Good to see them finally following amd and the rest of the Chip industry
Another coverage mentioned that the GPU is connected by 2K foveros connections. Looks like their iCXL is CXL protocol over a wide parallel interconnect with the lower clock speed 2GT clock rate. Was Intel explicit about this?
While on one hand this Starbucks type chip personalization sounds super nice (actually it just bring back some of the flexibility that PCs with slots used to have), what’s missing is instant delivery with the notebook or whatever form factor of your choice. Well these days with the chips pandemic people might actually find weeks acceptable, but the just the production pipelines on these chips are more likely to run for months, just for the SoC, while product cycles may not be longer.
What I see coming, is a worsening of SKU hell. Companies like Lenovo are already permutating just about every form factor, design line (plastic/metal), screen type (touch/normal/gamer/OLED*resolution), CPU class(i3-9*vendor) and they need to produce at scale based on plans they can turn out rather ill matched due to whatever.

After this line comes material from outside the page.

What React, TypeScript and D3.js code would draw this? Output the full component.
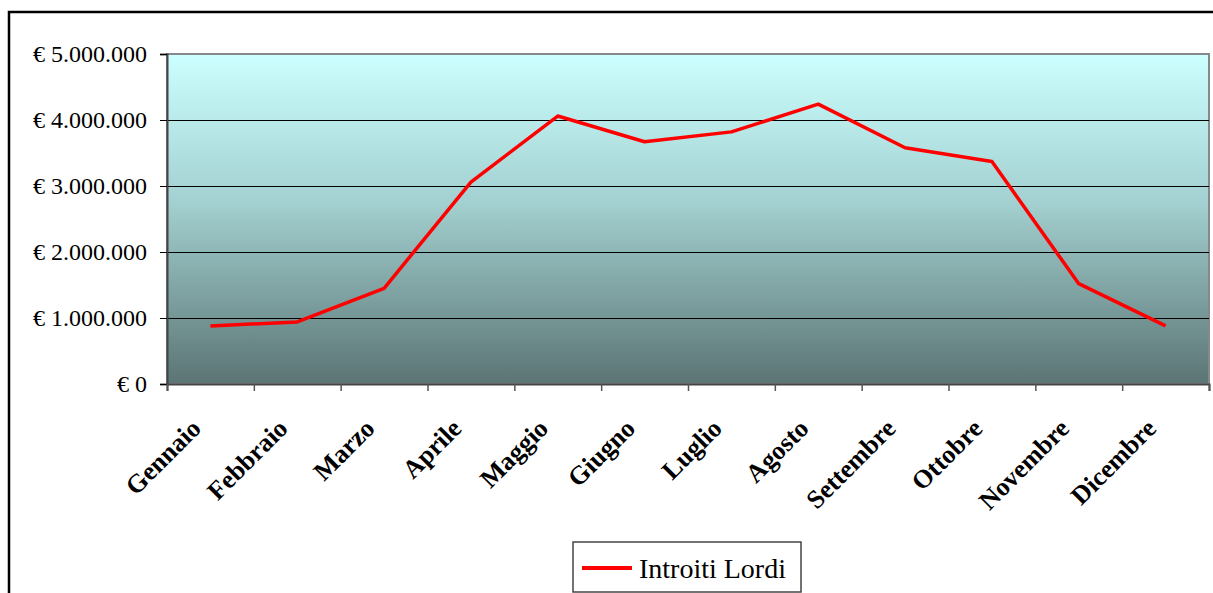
import React, { useEffect, useRef } from 'react'
import * as d3 from 'd3'

const months = ['Gennaio', 'Febbraio', 'Marzo', 'Aprile', 'Maggio', 'Giugno',
    'Luglio', 'Agosto', 'Settembre', 'Ottobre', 'Novembre', 'Dicembre']
const introitiLordi = [880000, 940000, 1450000, 3060000, 4060000, 3670000,
    3820000, 4240000, 3580000, 3370000, 1520000, 880000]
const yTicks = [0, 1000000, 2000000, 3000000, 4000000, 5000000]
const seriesName = 'Introiti Lordi'

const width = 1213
const height = 593
const margin = { top: 54, right: 4, bottom: 209, left: 167 }
const font = "'Liberation Serif', 'DejaVu Serif', serif"

const fmt = (v: number) => '€ ' + d3.format(',')(v).replace(/,/g, '.')

export default function App() {
    const node = useRef<SVGSVGElement>(null)

    useEffect(() => {
        const svg = d3.select(node.current)
        svg.selectAll('*').remove()

        const x = d3.scaleBand<number>()
            .domain(d3.range(months.length))
            .range([margin.left, width - margin.right])

        const y = d3.scaleLinear()
            .domain([0, 5000000])
            .range([height - margin.bottom, margin.top])

        const defs = svg.append('defs')
        const grad = defs.append('linearGradient')
            .attr('id', 'bg').attr('x1', 0).attr('y1', 0).attr('x2', 0).attr('y2', 1)
        grad.append('stop').attr('offset', '0%').attr('stop-color', '#ccffff')
        grad.append('stop').attr('offset', '45%').attr('stop-color', '#a3d0d0')
        grad.append('stop').attr('offset', '100%').attr('stop-color', '#5b7474')

        // outer frame
        svg.append('path')
            .attr('d', `M9,${height} V12 H${width}`)
            .attr('fill', 'none').attr('stroke', '#000').attr('stroke-width', 2.5)

        svg.append('rect')
            .attr('x', margin.left).attr('y', margin.top)
            .attr('width', width - margin.right - margin.left)
            .attr('height', y(0) - margin.top)
            .attr('fill', 'url(#bg)')
            .attr('stroke', '#888').attr('stroke-width', 2)

        // grid
        svg.append('g')
            .selectAll('line')
            .data(yTicks.slice(1, -1))
            .join('line')
            .attr('x1', margin.left).attr('x2', width - margin.right)
            .attr('y1', d => Math.round(y(d)) + 0.5).attr('y2', d => Math.round(y(d)) + 0.5)
            .attr('stroke', '#000').attr('stroke-width', 1)

        const yAxis = svg.append('g')
            .attr('transform', `translate(${margin.left},0)`)
            .call(d3.axisLeft(y).tickValues(yTicks).tickFormat(d => fmt(+d)).tickSize(7).tickPadding(13))
        yAxis.select('.domain').attr('stroke', '#444').attr('stroke-width', 2)
        yAxis.selectAll('.tick line').attr('stroke', '#000')
        yAxis.selectAll('text')
            .style('font-family', font).style('font-size', '24px').attr('fill', '#000')

        const xAxis = svg.append('g')
            .attr('transform', `translate(0,${y(0)})`)
            .call(d3.axisBottom(d3.scaleLinear().domain([0, months.length]).range([margin.left, width - margin.right]))
                .ticks(months.length).tickFormat(() => '').tickSize(7).tickSizeOuter(7))
        xAxis.select('.domain').attr('stroke', '#444').attr('stroke-width', 2)
        xAxis.selectAll('.tick line').attr('stroke', '#555').attr('stroke-width', 1.5)

        svg.append('g')
            .selectAll('text')
            .data(months)
            .join('text')
            .attr('transform', (d, i) => `translate(${x(i)! + x.bandwidth() / 2 - 8},${y(0) + 46}) rotate(-45)`)
            .attr('text-anchor', 'end')
            .style('font-family', font).style('font-size', '26px').style('font-weight', 'bold')
            .text(d => d)

        const line = d3.line<number>()
            .x((d, i) => x(i)! + x.bandwidth() / 2)
            .y(d => y(d))

        svg.append('path')
            .datum(introitiLordi)
            .attr('d', line)
            .attr('fill', 'none')
            .attr('stroke', '#ff0000')
            .attr('stroke-width', 3.5)
            .attr('stroke-linejoin', 'round')

        // legend
        const lg = svg.append('g').attr('transform', 'translate(573,542)')
        lg.append('rect').attr('width', 228).attr('height', 50)
            .attr('fill', '#fff').attr('stroke', '#444').attr('stroke-width', 1.5)
        lg.append('line').attr('x1', 9).attr('x2', 59).attr('y1', 26).attr('y2', 26)
            .attr('stroke', '#ff0000').attr('stroke-width', 4)
        lg.append('text').attr('x', 66).attr('y', 36)
            .style('font-family', font).style('font-size', '28px').attr('fill', '#000')
            .text(seriesName)
    }, [])

    return (
        <svg ref={node} width={width} height={height}
            style={{ position: 'absolute', left: 0, top: 0, background: '#fff' }} />
    )
}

So while the base might allow for near infinite variability they are more likely to stick to few volume items which negate much of this flexibility, because they don’t want to wind up with inventory they’ll have to dump. I guess it’s one of the reasons nobody wants to sell me ultrabooks with 64GB of soldered RAM: while it’s a ‘penny expense’ for the RAM, you only ever get to choose between 8 and 16GB unless you go ’boutique’.
While I’d sure like to be able to assemble my dream SoC from these various Lego tiles and put it into the various shells I’d customize the same, I don’t see just-in-time manufacturing coming to <€999 ultrabooks and neither swappable SoCs when batteries are glued, so Intel may be overestimating the potential and appeal quite a bit.